§ Your task
Gather up all lines that carry the word "with".

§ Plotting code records
## start

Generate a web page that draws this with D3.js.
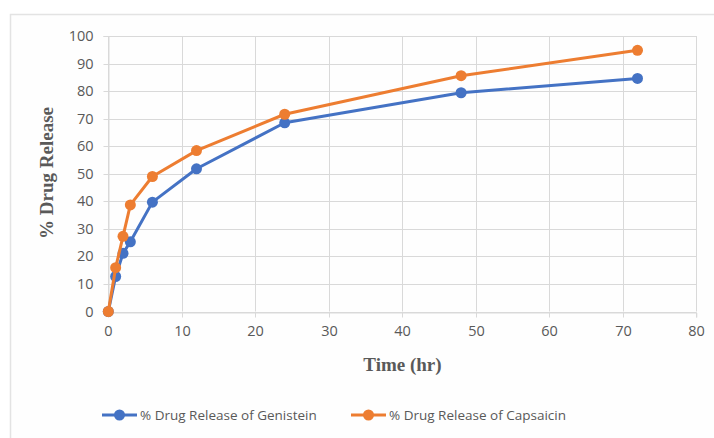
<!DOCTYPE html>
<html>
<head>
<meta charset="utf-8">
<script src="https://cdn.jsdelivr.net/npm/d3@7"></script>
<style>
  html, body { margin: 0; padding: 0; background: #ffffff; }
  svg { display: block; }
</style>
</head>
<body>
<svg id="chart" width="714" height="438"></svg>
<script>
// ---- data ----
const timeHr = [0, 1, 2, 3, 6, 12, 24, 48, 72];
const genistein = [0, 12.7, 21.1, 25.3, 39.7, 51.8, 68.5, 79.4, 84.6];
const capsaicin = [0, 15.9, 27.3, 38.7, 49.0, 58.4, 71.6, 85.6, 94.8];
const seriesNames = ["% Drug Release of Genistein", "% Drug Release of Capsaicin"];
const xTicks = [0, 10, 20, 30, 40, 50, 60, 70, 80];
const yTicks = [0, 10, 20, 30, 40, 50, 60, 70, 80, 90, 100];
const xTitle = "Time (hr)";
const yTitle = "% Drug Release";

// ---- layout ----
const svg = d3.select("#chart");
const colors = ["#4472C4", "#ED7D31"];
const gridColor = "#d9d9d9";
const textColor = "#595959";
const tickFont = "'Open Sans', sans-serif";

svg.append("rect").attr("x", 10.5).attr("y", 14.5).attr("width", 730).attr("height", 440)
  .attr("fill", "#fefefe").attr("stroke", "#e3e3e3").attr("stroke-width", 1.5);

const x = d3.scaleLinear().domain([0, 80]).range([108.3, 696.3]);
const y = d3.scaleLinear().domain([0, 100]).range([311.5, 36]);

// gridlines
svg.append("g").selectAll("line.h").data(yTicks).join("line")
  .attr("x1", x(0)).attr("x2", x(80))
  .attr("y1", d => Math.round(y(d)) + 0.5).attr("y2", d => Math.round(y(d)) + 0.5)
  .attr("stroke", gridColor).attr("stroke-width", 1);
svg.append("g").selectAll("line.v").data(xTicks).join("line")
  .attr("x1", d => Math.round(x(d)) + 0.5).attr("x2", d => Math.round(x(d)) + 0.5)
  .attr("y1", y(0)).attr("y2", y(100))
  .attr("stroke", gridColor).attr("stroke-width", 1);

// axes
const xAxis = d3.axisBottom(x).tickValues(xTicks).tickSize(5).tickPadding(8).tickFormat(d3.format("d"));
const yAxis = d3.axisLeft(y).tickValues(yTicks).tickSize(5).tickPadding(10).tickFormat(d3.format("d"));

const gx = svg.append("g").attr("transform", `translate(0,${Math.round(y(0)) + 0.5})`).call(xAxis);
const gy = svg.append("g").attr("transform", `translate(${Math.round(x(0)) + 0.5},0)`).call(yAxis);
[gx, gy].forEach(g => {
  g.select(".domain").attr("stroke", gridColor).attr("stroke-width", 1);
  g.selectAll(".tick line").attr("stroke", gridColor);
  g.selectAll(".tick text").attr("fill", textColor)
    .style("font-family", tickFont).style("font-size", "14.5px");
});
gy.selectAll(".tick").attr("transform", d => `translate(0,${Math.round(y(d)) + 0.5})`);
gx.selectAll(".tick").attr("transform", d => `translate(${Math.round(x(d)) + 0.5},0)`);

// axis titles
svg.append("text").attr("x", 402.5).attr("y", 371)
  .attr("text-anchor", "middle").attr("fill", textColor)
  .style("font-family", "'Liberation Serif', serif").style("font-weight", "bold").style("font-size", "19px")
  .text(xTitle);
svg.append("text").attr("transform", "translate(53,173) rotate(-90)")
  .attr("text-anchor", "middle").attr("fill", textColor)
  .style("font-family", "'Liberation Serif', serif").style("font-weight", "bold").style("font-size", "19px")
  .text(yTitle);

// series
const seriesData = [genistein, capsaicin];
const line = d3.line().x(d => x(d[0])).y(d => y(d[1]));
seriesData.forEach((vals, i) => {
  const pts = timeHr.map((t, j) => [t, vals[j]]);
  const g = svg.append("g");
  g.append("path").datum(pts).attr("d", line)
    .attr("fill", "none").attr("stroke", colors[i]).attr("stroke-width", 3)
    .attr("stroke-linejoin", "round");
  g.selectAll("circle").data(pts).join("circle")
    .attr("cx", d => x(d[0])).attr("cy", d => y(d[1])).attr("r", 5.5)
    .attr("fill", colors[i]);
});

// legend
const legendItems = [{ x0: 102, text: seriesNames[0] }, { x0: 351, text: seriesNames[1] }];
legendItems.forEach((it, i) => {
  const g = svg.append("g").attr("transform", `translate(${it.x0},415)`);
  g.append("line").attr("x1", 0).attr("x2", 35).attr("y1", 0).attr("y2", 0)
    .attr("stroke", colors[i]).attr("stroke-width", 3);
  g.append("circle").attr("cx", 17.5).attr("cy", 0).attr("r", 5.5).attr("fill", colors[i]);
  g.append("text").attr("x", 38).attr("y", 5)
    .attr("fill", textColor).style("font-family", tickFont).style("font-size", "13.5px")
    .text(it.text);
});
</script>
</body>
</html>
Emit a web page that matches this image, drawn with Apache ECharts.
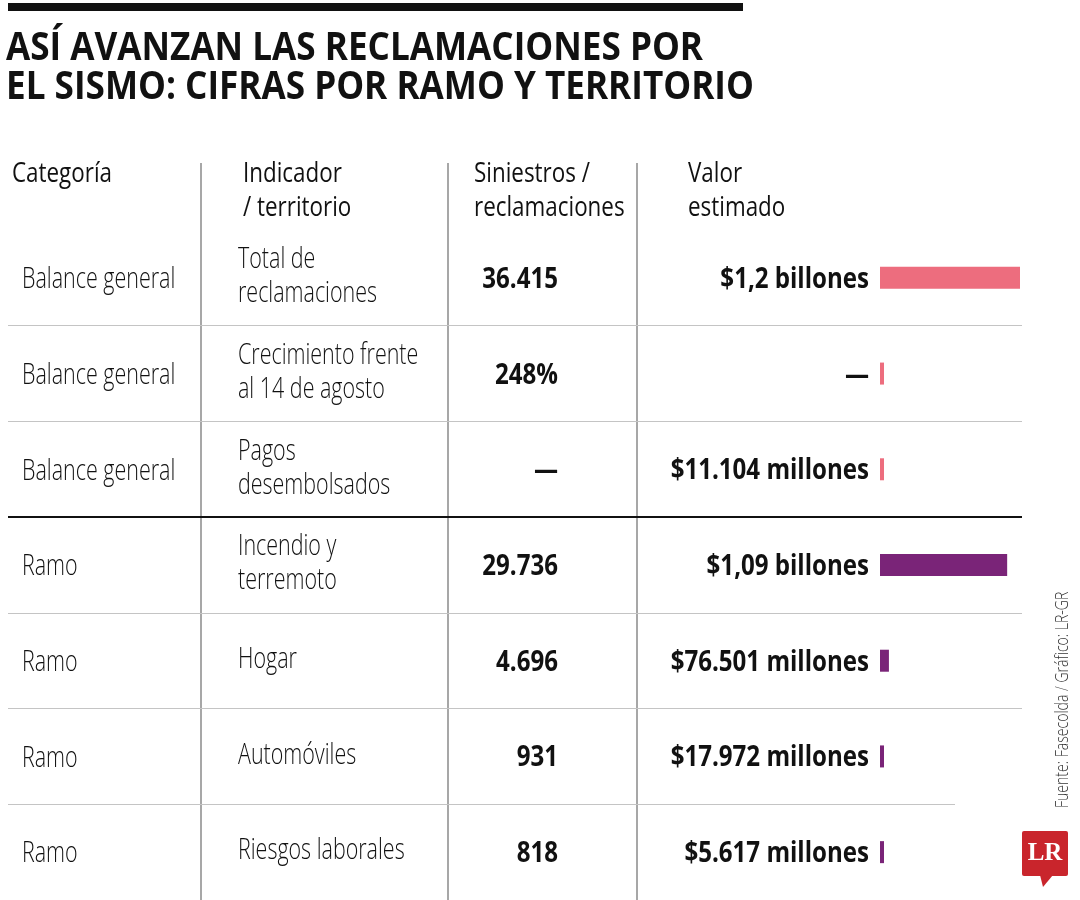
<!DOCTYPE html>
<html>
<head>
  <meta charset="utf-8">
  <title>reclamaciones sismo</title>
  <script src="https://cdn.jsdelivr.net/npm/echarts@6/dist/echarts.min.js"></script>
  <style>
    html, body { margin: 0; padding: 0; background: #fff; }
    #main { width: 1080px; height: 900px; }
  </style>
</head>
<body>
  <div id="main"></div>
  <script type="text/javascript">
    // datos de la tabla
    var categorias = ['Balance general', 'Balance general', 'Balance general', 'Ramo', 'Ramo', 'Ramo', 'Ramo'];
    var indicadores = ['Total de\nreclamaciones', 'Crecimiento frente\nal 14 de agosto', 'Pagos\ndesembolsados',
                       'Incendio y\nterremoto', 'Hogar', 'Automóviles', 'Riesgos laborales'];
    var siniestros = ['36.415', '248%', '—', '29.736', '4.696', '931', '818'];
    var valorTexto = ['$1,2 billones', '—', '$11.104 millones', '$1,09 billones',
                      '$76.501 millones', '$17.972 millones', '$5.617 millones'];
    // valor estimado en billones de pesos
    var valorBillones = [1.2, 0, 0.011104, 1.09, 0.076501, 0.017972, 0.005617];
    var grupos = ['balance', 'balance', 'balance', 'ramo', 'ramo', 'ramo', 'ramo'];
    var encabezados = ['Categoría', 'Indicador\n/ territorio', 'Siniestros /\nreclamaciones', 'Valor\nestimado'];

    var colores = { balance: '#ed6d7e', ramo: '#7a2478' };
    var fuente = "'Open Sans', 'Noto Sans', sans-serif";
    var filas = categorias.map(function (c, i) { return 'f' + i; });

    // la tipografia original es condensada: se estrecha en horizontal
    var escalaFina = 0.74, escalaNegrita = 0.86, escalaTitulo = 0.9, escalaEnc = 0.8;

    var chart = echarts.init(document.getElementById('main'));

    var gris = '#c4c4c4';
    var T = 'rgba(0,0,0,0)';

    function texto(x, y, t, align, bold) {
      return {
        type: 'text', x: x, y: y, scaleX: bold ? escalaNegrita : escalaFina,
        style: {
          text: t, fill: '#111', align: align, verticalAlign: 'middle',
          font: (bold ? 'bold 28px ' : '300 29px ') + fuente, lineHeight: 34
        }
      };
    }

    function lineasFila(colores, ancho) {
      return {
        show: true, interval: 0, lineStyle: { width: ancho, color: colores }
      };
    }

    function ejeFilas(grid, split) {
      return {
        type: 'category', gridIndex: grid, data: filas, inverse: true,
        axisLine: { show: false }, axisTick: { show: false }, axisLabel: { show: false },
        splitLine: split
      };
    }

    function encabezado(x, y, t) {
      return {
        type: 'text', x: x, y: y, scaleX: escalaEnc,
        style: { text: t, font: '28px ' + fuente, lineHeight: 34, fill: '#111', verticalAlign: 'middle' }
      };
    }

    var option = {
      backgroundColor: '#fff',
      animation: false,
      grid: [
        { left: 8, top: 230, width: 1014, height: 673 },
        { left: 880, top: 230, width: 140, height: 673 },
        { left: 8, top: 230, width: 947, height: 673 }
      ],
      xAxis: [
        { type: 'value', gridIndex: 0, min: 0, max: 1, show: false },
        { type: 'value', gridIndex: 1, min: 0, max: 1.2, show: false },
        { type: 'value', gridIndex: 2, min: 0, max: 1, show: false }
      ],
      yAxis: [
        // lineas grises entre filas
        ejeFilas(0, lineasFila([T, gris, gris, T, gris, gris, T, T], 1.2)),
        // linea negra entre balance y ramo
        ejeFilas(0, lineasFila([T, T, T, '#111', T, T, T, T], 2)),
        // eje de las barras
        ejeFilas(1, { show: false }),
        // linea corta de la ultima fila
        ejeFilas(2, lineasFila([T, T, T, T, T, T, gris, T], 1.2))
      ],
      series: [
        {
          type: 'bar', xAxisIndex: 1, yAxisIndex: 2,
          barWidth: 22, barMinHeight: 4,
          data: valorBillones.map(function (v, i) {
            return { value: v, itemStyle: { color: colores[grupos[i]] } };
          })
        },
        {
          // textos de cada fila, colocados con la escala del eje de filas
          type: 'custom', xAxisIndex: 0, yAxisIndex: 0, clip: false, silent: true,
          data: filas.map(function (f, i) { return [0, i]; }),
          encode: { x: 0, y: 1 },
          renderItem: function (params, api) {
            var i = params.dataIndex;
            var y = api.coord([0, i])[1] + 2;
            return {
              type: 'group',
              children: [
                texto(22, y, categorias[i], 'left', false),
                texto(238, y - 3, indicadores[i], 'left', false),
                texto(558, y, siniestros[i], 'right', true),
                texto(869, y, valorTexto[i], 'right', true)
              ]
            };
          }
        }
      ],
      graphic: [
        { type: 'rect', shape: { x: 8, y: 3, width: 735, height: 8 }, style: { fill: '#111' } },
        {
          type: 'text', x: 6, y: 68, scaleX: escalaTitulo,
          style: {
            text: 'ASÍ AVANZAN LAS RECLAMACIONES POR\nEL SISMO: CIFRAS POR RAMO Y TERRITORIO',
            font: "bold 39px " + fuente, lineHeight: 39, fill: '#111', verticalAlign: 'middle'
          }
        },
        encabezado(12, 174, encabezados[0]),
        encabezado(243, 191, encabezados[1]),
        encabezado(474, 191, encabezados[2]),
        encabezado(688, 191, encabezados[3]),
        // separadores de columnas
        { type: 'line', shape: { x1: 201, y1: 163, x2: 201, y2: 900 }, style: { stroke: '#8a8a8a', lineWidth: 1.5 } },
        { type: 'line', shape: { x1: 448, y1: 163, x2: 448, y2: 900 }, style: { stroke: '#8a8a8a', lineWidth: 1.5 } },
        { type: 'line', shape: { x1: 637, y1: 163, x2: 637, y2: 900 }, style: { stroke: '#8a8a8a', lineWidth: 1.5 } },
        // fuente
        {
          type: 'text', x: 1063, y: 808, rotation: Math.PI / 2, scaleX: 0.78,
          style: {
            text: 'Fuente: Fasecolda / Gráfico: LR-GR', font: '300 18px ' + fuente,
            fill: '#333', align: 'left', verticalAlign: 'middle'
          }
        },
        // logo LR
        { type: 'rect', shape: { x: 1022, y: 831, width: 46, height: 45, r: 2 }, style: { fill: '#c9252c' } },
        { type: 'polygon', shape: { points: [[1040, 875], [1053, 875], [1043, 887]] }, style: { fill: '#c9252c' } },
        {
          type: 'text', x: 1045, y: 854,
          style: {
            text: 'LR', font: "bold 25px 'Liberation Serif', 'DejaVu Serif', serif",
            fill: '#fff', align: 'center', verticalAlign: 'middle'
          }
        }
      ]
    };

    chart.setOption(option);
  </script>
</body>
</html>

## end

§ Full answer
Generate a web page that draws this with D3.js.
Emit a web page that matches this image, drawn with Apache ECharts.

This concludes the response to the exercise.